I guess I was a little surprised. When DON'T You Pray? is what I would have expected, maybe. Awareness of God's presence within and around me is a constant, and there is usually some sort of dialogue going on with Him, no matter what else I'm doing, and an ongoing sensitivity to the guiding of His Spirit as He guides me through the day.

Both music and the reading of His Word open my heart for deeper, uninterrupted conversation with God. I wish I had more of that in my life. No, that's wrong. I don't make enough time with Him alone. Maybe that's what the question meant? Even reading the Word, though, or playing or hearing music that exalts Him, it's the same sort of praying, the kind where I question and He answers or He illuminates a truth, or whatever. But those are also the times when I can become overwhelmed with His presence and feel more as one with Him.

Another time is when He brings someone to mind, I know they need prayer for some reason right then, that very moment, and I provide it. Prayer opens up God's power in our lives and in the lives of those for whom we intercede, and these are the times when the person He put in my mind needs Him to move.
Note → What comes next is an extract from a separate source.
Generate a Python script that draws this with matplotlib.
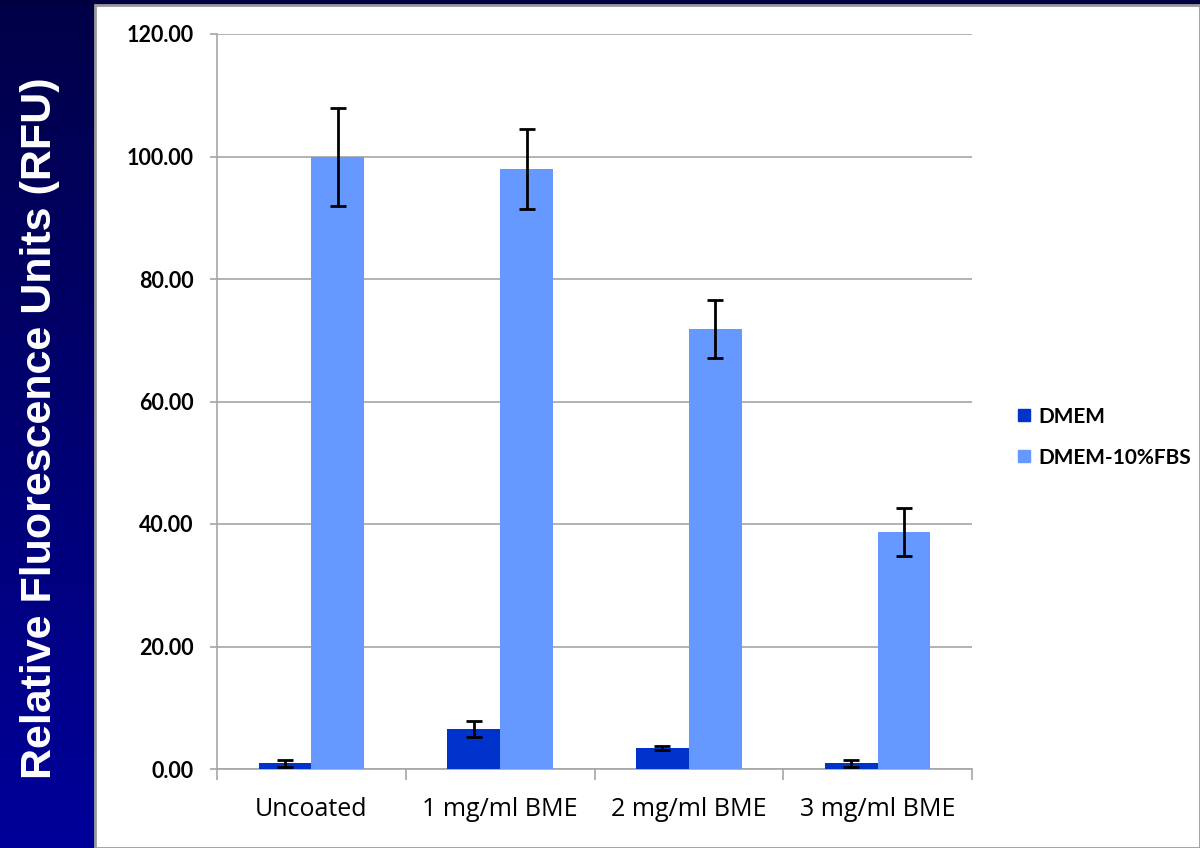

I consider these times to be about as special as it gets.

Someone mentioned, at the above-mentioned site, that prayer is treated among Christians as a duty ("price to pay" for being a Christian was his phrase) instead of a privilege, an opportunity to go directly to the Creator of the universe on our own behalf or on the behalf of others. Think about it: Can you go talk to the owner of the company where you work whenever you want to, any time of the day or night, and his his full attention to your concerns? Your mayor? Governor? The ruler of your own country? They are all our equals on a spiritual plane, and there is only One Who is greater - yet because Christ bridged the gap we can go directly to Him with anything and everything that concerns us!

Walking with God is an amazing experience. And people have pigeon-holed prayer into various types. But just to be with Him, 24/7, to talk to him, to listen to Him, to let His Spirit guide us from the most mundane to the most important parts of our lives, day in and day out...well, that's when I pray.